Ó Cianáin said of the Swiss people that they were “the most just, honest, and untreacherous in the world, and the most faithful to their promises”.

A smaller group of 30 Irish men and women arrived in Basel in March 1608 and travelled from there to Lucerne. They then crossed Lake Lucerne heading for the Gotthard Pass. On St Patrick’s Day 1608 the party crossed the Devil’s Bridge near Andermatt in the lower reaches of the Gotthard Pass.

This was the toughest part of the journey at the end of a legendary cold winter, as Ó Cianáin describes.

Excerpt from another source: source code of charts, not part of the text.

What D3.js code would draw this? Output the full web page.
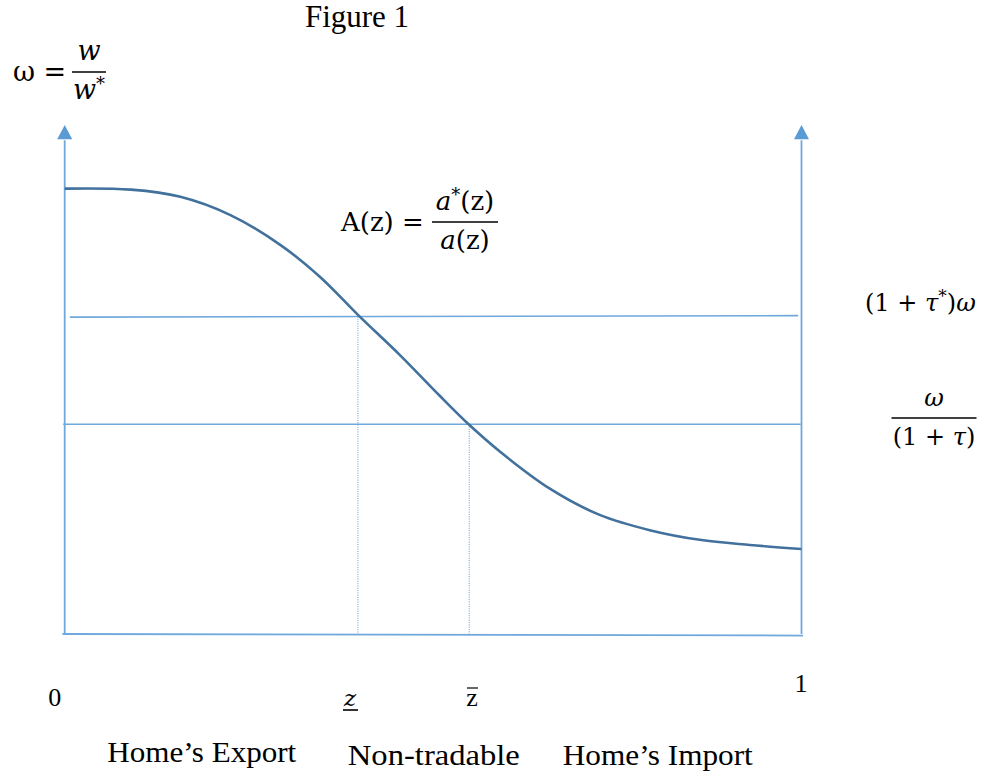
<!DOCTYPE html>
<html>
<head>
<meta charset="utf-8">
<script src="https://cdn.jsdelivr.net/npm/d3@7/dist/d3.min.js"></script>
<style>
    body { margin: 0; background: #fff; }
    svg text { font-family: "Liberation Serif", "Times New Roman", serif; fill: #000; }
    svg text.math { font-family: "DejaVu Serif", serif; }
</style>
</head>
<body>
<svg id="chart" width="995" height="776"></svg>
<script>
// Data: share of goods z (0..1) and relative productivity A(z)
const curveZ = [0, 0.09, 0.157, 0.225, 0.293, 0.347, 0.398, 0.455, 0.509, 0.549, 0.591, 0.659, 0.726, 0.794, 0.862, 0.930, 1.0];
const curveA = [8.75, 8.73, 8.59, 8.23, 7.64, 7.01, 6.27, 5.48, 4.68, 4.11, 3.58, 2.85, 2.34, 2.04, 1.85, 1.75, 1.67];
const levelUpper = 6.24;   // (1 + tau*) omega
const levelLower = 4.12;   // omega / (1 + tau)
const zCuts = [0.398, 0.549];  // z underline, z bar
const xTickValues = [0, 1];
const regionNames = ['Home\u2019s Export', 'Non-tradable', 'Home\u2019s Import'];

// Layout constants
const AXIS_COLOR = '#6FA8DC';
const ARROW_COLOR = '#5B9BD5';
const CURVE_COLOR = '#41719C';
const REGION_X = [0.186, 0.501, 0.805];
const REGION_W = [189, 172, 190];
const REGION_Y = [762, 765, 765];

const svg = d3.select('#chart');

const x = d3.scaleLinear().domain([0, 1]).range([64.7, 801.5]);
const y = d3.scaleLinear().domain([0, 10]).range([634, 125]);

// Axes (two vertical, one horizontal)
const g = svg.append('g').attr('class', 'axes');
[0, 1].forEach((v) => {
    g.append('line')
        .attr('x1', x(v)).attr('x2', x(v))
        .attr('y1', y(0)).attr('y2', y(9.7))
        .attr('stroke', AXIS_COLOR)
        .attr('stroke-width', 1.8);
    g.append('path')
        .attr('d', d3.line()([[x(v), y(10)], [x(v) - 7.5, y(9.72)], [x(v) + 7.5, y(9.72)]]) + 'Z')
        .attr('fill', ARROW_COLOR);
});
g.append('line')
    .attr('x1', x(-0.003)).attr('x2', x(1.002))
    .attr('y1', y(0)).attr('y2', y(-0.03))
    .attr('stroke', AXIS_COLOR)
    .attr('stroke-width', 1.8);

// Horizontal levels
g.append('line')
    .attr('x1', x(0.007)).attr('x2', x(0.9955))
    .attr('y1', y(levelUpper - 0.015)).attr('y2', y(levelUpper + 0.015))
    .attr('stroke', AXIS_COLOR)
    .attr('stroke-width', 1.6);
g.append('line')
    .attr('x1', x(-0.002)).attr('x2', x(0.999))
    .attr('y1', y(levelLower)).attr('y2', y(levelLower))
    .attr('stroke', AXIS_COLOR)
    .attr('stroke-width', 1.6);

// Dotted drop lines
const cutLevels = [levelUpper, levelLower];
g.selectAll('line.drop')
    .data(zCuts)
    .enter().append('line')
        .attr('class', 'drop')
        .attr('x1', (d) => x(d)).attr('x2', (d) => x(d))
        .attr('y1', (d, i) => y(cutLevels[i])).attr('y2', y(0))
        .attr('stroke', ARROW_COLOR)
        .attr('stroke-width', 1)
        .attr('stroke-dasharray', '1,1.3');

// Curve A(z)
svg.append('path')
    .datum(curveZ.map((z, i) => [z, curveA[i]]))
    .attr('d', d3.line()
        .x((d) => x(d[0]))
        .y((d) => y(d[1]))
        .curve(d3.curveCatmullRom.alpha(0.5)))
    .attr('fill', 'none')
    .attr('stroke', CURVE_COLOR)
    .attr('stroke-width', 2.6);

// Title
svg.append('text')
    .attr('x', 357).attr('y', 27)
    .attr('text-anchor', 'middle')
    .attr('font-size', 31)
    .text('Figure 1');

// Fraction helper
function fraction(cx, barY, barW, num, den, size) {
    svg.append('line')
        .attr('x1', cx - barW / 2).attr('x2', cx + barW / 2)
        .attr('y1', barY).attr('y2', barY)
        .attr('stroke', '#000').attr('stroke-width', 1.6);
    const tn = svg.append('text').attr('class', 'math')
        .attr('x', cx).attr('y', barY - 12)
        .attr('text-anchor', 'middle').attr('font-size', size);
    num(tn);
    const td = svg.append('text').attr('class', 'math')
        .attr('x', cx).attr('y', barY + 27)
        .attr('text-anchor', 'middle').attr('font-size', size);
    den(td);
}
function star(t, size) {
    t.append('tspan').attr('font-size', size).attr('dy', -9).text('*');
}

// omega = w / w*
svg.append('text').attr('class', 'math')
    .attr('x', 13).attr('y', 81).attr('font-size', 27)
    .text('\u03c9 =');
fraction(89, 72, 34,
    (t) => t.append('tspan').attr('font-style', 'italic').text('w'),
    (t) => { t.append('tspan').attr('font-style', 'italic').text('w');
             star(t, 18); },
    27);

// A(z) = a*(z) / a(z)
svg.append('text').attr('class', 'math')
    .attr('x', 341).attr('y', 231).attr('font-size', 26)
    .text('A(z) =');
fraction(465, 222, 66,
    (t) => { t.append('tspan').attr('font-style', 'italic').text('a');
             star(t, 18);
             t.append('tspan').attr('dy', 9).text('(z)'); },
    (t) => { t.append('tspan').attr('font-style', 'italic').text('a');
             t.append('tspan').text('(z)'); },
    26);

// (1 + tau*) omega
const tu = svg.append('text').attr('class', 'math')
    .attr('x', 865).attr('y', 311).attr('font-size', 24);
tu.append('tspan').text('(1 + ');
tu.append('tspan').attr('font-style', 'italic').text('\u03c4');
star(tu, 17);
tu.append('tspan').attr('dy', 9).text(')');
tu.append('tspan').attr('font-style', 'italic').text('\u03c9');

// omega / (1 + tau)
fraction(934, 418, 85,
    (t) => t.append('tspan').attr('font-style', 'italic').text('\u03c9'),
    (t) => { t.append('tspan').text('(1 + ');
             t.append('tspan').attr('font-style', 'italic').text('\u03c4');
             t.append('tspan').text(')'); },
    24);

// Axis tick labels 0 and 1
svg.selectAll('text.tick')
    .data(xTickValues)
    .enter().append('text')
        .attr('class', 'tick')
        .attr('x', (d) => x(d) + (d === 0 ? -10 : -0.5))
        .attr('y', (d) => d === 0 ? 706 : 692)
        .attr('text-anchor', 'middle')
        .attr('font-size', 26)
        .text((d) => d);

// z underline and z bar labels
svg.append('text').attr('class', 'math')
    .attr('x', 350).attr('y', 706).attr('font-size', 23)
    .attr('text-anchor', 'middle').attr('font-style', 'italic')
    .text('z');
svg.append('line')
    .attr('x1', 343).attr('x2', 358).attr('y1', 710).attr('y2', 710)
    .attr('stroke', '#000').attr('stroke-width', 1.6);
svg.append('text')
    .attr('x', 472).attr('y', 706).attr('font-size', 26)
    .attr('text-anchor', 'middle')
    .text('z');
svg.append('line')
    .attr('x1', 467).attr('x2', 478).attr('y1', 688).attr('y2', 688)
    .attr('stroke', '#000').attr('stroke-width', 1.2);

// Region names
svg.selectAll('text.region')
    .data(regionNames)
    .enter().append('text')
        .attr('class', 'region')
        .attr('x', (d, i) => x(REGION_X[i]))
        .attr('y', (d, i) => REGION_Y[i])
        .attr('text-anchor', 'middle')
        .attr('font-size', 30)
        .attr('textLength', (d, i) => REGION_W[i])
        .attr('lengthAdjust', 'spacingAndGlyphs')
        .text((d) => d);
</script>
</body>
</html>
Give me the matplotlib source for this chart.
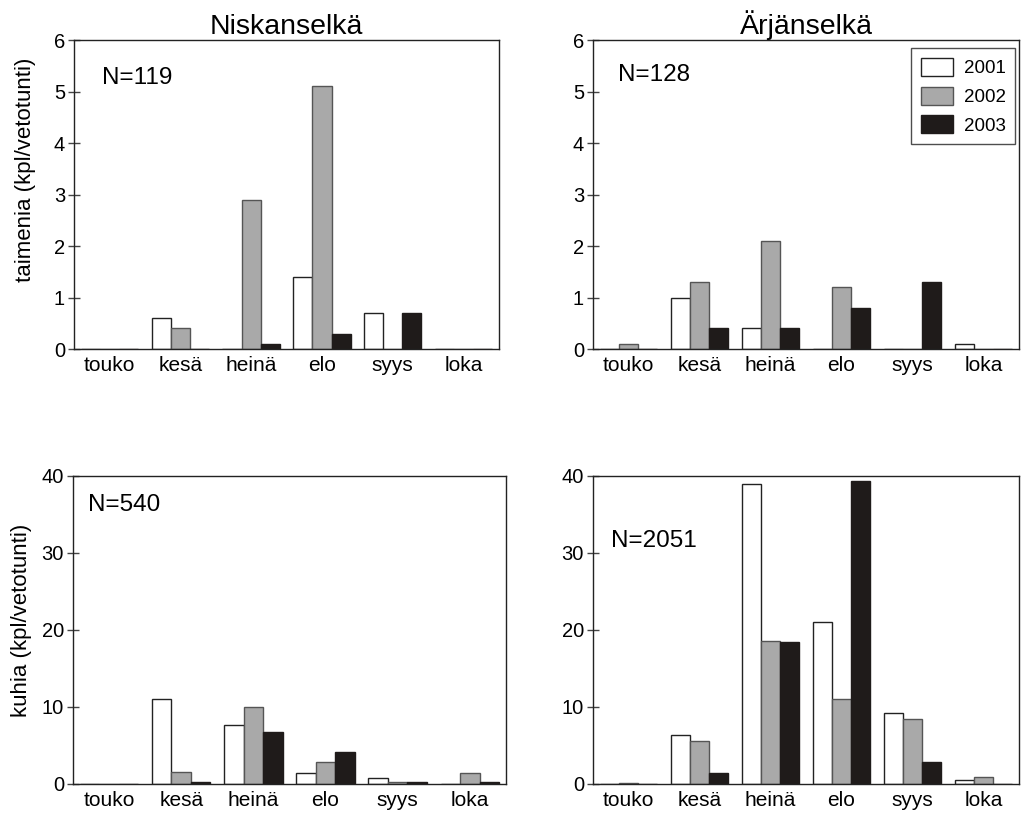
import numpy as np
import matplotlib
matplotlib.use('Agg')
import matplotlib.pyplot as plt

plt.rcParams['font.family'] = ['Liberation Sans', 'DejaVu Sans']

months = ['touko', 'kesä', 'heinä', 'elo', 'syys', 'loka']
years = ['2001', '2002', '2003']
colors = ['#ffffff', '#a9a9a9', '#1f1b1a']
edges = ['#222222', '#555555', '#1f1b1a']

# taimenia, Niskanselkä
nisk_taimen_2001 = [0, 0.6, 0, 1.4, 0.7, 0]
nisk_taimen_2002 = [0, 0.4, 2.9, 5.1, 0, 0]
nisk_taimen_2003 = [0, 0, 0.1, 0.3, 0.7, 0]
# taimenia, Ärjänselkä
arj_taimen_2001 = [0, 1.0, 0.4, 0, 0, 0.1]
arj_taimen_2002 = [0.1, 1.3, 2.1, 1.2, 0, 0]
arj_taimen_2003 = [0, 0.4, 0.4, 0.8, 1.3, 0]
# kuhia, Niskanselkä
nisk_kuha_2001 = [0, 11.1, 7.7, 1.4, 0.8, 0.05]
nisk_kuha_2002 = [0.05, 1.5, 10.0, 2.9, 0.3, 1.4]
nisk_kuha_2003 = [0, 0.3, 6.8, 4.1, 0.25, 0.25]
# kuhia, Ärjänselkä
arj_kuha_2001 = [0, 6.3, 38.9, 21.0, 9.2, 0.5]
arj_kuha_2002 = [0.1, 5.6, 18.6, 11.0, 8.5, 0.9]
arj_kuha_2003 = [0, 1.4, 18.4, 39.3, 2.8, 0]

panels = [
    ([0.0725, 0.5728, 0.4163, 0.3782], [nisk_taimen_2001, nisk_taimen_2002, nisk_taimen_2003], 'N=119', (0.066, 0.877), 6, range(0, 7)),
    ([0.5808, 0.5728, 0.4172, 0.3782], [arj_taimen_2001, arj_taimen_2002, arj_taimen_2003], 'N=128', (0.059, 0.887), 6, range(0, 7)),
    ([0.0715, 0.0404, 0.4240, 0.3770], [nisk_kuha_2001, nisk_kuha_2002, nisk_kuha_2003], 'N=540', (0.035, 0.906), 40, range(0, 41, 10)),
    ([0.5808, 0.0404, 0.4172, 0.3770], [arj_kuha_2001, arj_kuha_2002, arj_kuha_2003], 'N=2051', (0.042, 0.79), 40, range(0, 41, 10)),
]

fig = plt.figure(figsize=(10.21, 8.17), dpi=100)
x = np.arange(len(months))
w = 0.27
axes = []
for rect, series, ntext, npos, ymax, yt in panels:
    ax = fig.add_axes(rect)
    for i in range(3):
        ax.bar(x + (i - 1) * w, series[i], w, color=colors[i], edgecolor=edges[i],
               linewidth=1.0, label=years[i])
    ax.set_xlim(-0.5, 5.5)
    ax.set_ylim(0, ymax)
    ax.set_yticks(list(yt))
    ax.set_xticks(x)
    ax.set_xticklabels(months, fontsize=15)
    ax.tick_params(axis='x', length=0, pad=5)
    ax.tick_params(axis='y', direction='inout', length=9, width=1.0, color='#444444', labelsize=14.5, pad=2)
    for s in ax.spines.values():
        s.set_linewidth(1.0)
        s.set_color('#222222')
    ax.text(npos[0], npos[1], ntext, transform=ax.transAxes, fontsize=17.5, va='center', ha='left')
    axes.append(ax)

axes[0].set_title('Niskanselkä', fontsize=20.5, pad=2)
axes[1].set_title('Ärjänselkä', fontsize=20.5, pad=2)
axes[0].set_ylabel('taimenia (kpl/vetotunti)', fontsize=16, va='center')
axes[0].yaxis.set_label_coords(-0.115, 0.58)
axes[2].set_ylabel('kuhia (kpl/vetotunti)', fontsize=16, va='center')
axes[2].yaxis.set_label_coords(-0.12, 0.53)

leg = axes[1].legend(loc='upper right', bbox_to_anchor=(1.0, 0.985), fontsize=13.5, frameon=True,
                     fancybox=False, edgecolor='#222222', handlelength=1.7, handleheight=1.1,
                     labelspacing=0.5, borderpad=0.5, handletextpad=0.6, borderaxespad=0.2)
leg.get_frame().set_linewidth(1.0)

fig.savefig('out.png', dpi=100)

“The next day, Saint Patrick’s day precisely, the seventeenth of March, they went to another small town named Silenen. From that they advanced through the Alps. Now the mountains were laden and filled with snow and ice, and the roads and paths were narrow and rugged. They reached a high bridge in a very deep glen called the Devil’s Bridge. One of Ó Néill’s horses, which was carrying some of his money, about one hundred and twenty pounds, fell down the face of the high, frozen, snowy cliff which was in front of the bridge. Great labour was experienced in bringing up the horse alone, but the money decided to remain blocking the violent, deep, destructive torrent which flows under the bridge through the middle of the glen. They stayed that night in a little town named Piedimonte. Their journey that day was six leagues.

The next day the Earl proceeded over the Alps. Ó Néill remained in the town we have mentioned. He sent some of his people to search again for the money. Though they endured much labour, their efforts were in vain.”

A little slice of Irish and Swiss history for you there. The photo above is a view of Croagh Patrick in Co. Mayo, a famous mountain associated with the man himself. Incidentally, traces of gold have been found there which indicate significant gold deposits but that’s another lost fortune which will never be mined because of the cultural value of the site.